Set task:
Read the data and repeat it in full, exactly.
§
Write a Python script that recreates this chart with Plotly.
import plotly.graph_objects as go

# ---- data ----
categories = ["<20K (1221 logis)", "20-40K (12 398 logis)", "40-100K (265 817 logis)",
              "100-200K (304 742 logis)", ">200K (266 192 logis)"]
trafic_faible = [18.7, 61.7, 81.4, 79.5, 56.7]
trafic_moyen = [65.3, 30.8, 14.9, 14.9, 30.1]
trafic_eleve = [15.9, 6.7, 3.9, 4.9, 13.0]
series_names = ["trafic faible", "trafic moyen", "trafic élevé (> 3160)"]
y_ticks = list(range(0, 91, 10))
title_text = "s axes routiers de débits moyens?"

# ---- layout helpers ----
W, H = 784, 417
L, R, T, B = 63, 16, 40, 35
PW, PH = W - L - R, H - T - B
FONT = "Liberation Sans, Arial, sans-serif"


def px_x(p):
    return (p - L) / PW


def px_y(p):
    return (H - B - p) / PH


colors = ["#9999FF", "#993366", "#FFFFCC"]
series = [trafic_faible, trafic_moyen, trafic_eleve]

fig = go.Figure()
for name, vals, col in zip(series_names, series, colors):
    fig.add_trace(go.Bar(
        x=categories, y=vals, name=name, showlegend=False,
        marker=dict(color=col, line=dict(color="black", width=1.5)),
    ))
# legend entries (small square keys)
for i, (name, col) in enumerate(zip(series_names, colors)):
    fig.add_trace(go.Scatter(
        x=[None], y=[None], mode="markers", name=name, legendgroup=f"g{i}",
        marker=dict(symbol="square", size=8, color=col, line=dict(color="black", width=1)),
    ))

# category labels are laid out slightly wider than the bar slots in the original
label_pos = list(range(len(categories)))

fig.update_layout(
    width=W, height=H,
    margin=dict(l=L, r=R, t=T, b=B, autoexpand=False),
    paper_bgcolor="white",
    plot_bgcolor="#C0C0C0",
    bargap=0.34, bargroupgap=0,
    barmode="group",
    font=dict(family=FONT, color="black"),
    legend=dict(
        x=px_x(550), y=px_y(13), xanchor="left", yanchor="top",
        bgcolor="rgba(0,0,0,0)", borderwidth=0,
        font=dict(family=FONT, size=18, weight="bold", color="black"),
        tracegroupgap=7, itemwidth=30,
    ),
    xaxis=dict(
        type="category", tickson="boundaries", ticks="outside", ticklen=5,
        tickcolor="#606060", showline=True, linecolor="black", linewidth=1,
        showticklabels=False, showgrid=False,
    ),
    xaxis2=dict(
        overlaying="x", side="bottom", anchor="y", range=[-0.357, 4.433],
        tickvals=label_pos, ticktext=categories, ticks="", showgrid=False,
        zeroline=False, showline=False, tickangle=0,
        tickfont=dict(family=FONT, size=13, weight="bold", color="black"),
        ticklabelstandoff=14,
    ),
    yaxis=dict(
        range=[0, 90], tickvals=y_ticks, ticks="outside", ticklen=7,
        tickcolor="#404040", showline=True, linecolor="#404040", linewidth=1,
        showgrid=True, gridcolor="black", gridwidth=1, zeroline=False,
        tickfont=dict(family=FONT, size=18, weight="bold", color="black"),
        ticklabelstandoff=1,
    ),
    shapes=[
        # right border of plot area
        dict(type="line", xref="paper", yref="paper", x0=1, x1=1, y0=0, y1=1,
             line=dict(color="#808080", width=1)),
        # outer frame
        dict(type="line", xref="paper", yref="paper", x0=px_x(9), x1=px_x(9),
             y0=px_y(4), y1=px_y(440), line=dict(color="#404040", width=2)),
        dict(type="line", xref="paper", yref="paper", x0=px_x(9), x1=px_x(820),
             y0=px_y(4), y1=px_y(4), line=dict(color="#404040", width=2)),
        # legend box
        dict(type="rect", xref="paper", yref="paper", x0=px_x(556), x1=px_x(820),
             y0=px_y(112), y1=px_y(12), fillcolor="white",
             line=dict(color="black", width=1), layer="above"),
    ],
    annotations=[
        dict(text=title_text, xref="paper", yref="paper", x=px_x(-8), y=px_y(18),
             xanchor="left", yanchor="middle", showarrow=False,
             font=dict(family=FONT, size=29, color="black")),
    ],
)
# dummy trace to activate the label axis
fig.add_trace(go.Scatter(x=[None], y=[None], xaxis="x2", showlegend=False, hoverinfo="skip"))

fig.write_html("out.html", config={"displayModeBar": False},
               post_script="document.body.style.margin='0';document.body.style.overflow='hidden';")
§
Result for this task:
Write a Python script that recreates this chart with Plotly.
import plotly.graph_objects as go

# ---- data ----
categories = ["<20K (1221 logis)", "20-40K (12 398 logis)", "40-100K (265 817 logis)",
              "100-200K (304 742 logis)", ">200K (266 192 logis)"]
trafic_faible = [18.7, 61.7, 81.4, 79.5, 56.7]
trafic_moyen = [65.3, 30.8, 14.9, 14.9, 30.1]
trafic_eleve = [15.9, 6.7, 3.9, 4.9, 13.0]
series_names = ["trafic faible", "trafic moyen", "trafic élevé (> 3160)"]
y_ticks = list(range(0, 91, 10))
title_text = "s axes routiers de débits moyens?"

# ---- layout helpers ----
W, H = 784, 417
L, R, T, B = 63, 16, 40, 35
PW, PH = W - L - R, H - T - B
FONT = "Liberation Sans, Arial, sans-serif"


def px_x(p):
    return (p - L) / PW


def px_y(p):
    return (H - B - p) / PH


colors = ["#9999FF", "#993366", "#FFFFCC"]
series = [trafic_faible, trafic_moyen, trafic_eleve]

fig = go.Figure()
for name, vals, col in zip(series_names, series, colors):
    fig.add_trace(go.Bar(
        x=categories, y=vals, name=name, showlegend=False,
        marker=dict(color=col, line=dict(color="black", width=1.5)),
    ))
# legend entries (small square keys)
for i, (name, col) in enumerate(zip(series_names, colors)):
    fig.add_trace(go.Scatter(
        x=[None], y=[None], mode="markers", name=name, legendgroup=f"g{i}",
        marker=dict(symbol="square", size=8, color=col, line=dict(color="black", width=1)),
    ))

# category labels are laid out slightly wider than the bar slots in the original
label_pos = list(range(len(categories)))

fig.update_layout(
    width=W, height=H,
    margin=dict(l=L, r=R, t=T, b=B, autoexpand=False),
    paper_bgcolor="white",
    plot_bgcolor="#C0C0C0",
    bargap=0.34, bargroupgap=0,
    barmode="group",
    font=dict(family=FONT, color="black"),
    legend=dict(
        x=px_x(550), y=px_y(13), xanchor="left", yanchor="top",
        bgcolor="rgba(0,0,0,0)", borderwidth=0,
        font=dict(family=FONT, size=18, weight="bold", color="black"),
        tracegroupgap=7, itemwidth=30,
    ),
    xaxis=dict(
        type="category", tickson="boundaries", ticks="outside", ticklen=5,
        tickcolor="#606060", showline=True, linecolor="black", linewidth=1,
        showticklabels=False, showgrid=False,
    ),
    xaxis2=dict(
        overlaying="x", side="bottom", anchor="y", range=[-0.357, 4.433],
        tickvals=label_pos, ticktext=categories, ticks="", showgrid=False,
        zeroline=False, showline=False, tickangle=0,
        tickfont=dict(family=FONT, size=13, weight="bold", color="black"),
        ticklabelstandoff=14,
    ),
    yaxis=dict(
        range=[0, 90], tickvals=y_ticks, ticks="outside", ticklen=7,
        tickcolor="#404040", showline=True, linecolor="#404040", linewidth=1,
        showgrid=True, gridcolor="black", gridwidth=1, zeroline=False,
        tickfont=dict(family=FONT, size=18, weight="bold", color="black"),
        ticklabelstandoff=1,
    ),
    shapes=[
        # right border of plot area
        dict(type="line", xref="paper", yref="paper", x0=1, x1=1, y0=0, y1=1,
             line=dict(color="#808080", width=1)),
        # outer frame
        dict(type="line", xref="paper", yref="paper", x0=px_x(9), x1=px_x(9),
             y0=px_y(4), y1=px_y(440), line=dict(color="#404040", width=2)),
        dict(type="line", xref="paper", yref="paper", x0=px_x(9), x1=px_x(820),
             y0=px_y(4), y1=px_y(4), line=dict(color="#404040", width=2)),
        # legend box
        dict(type="rect", xref="paper", yref="paper", x0=px_x(556), x1=px_x(820),
             y0=px_y(112), y1=px_y(12), fillcolor="white",
             line=dict(color="black", width=1), layer="above"),
    ],
    annotations=[
        dict(text=title_text, xref="paper", yref="paper", x=px_x(-8), y=px_y(18),
             xanchor="left", yanchor="middle", showarrow=False,
             font=dict(family=FONT, size=29, color="black")),
    ],
)
# dummy trace to activate the label axis
fig.add_trace(go.Scatter(x=[None], y=[None], xaxis="x2", showlegend=False, hoverinfo="skip"))

fig.write_html("out.html", config={"displayModeBar": False},
               post_script="document.body.style.margin='0';document.body.style.overflow='hidden';")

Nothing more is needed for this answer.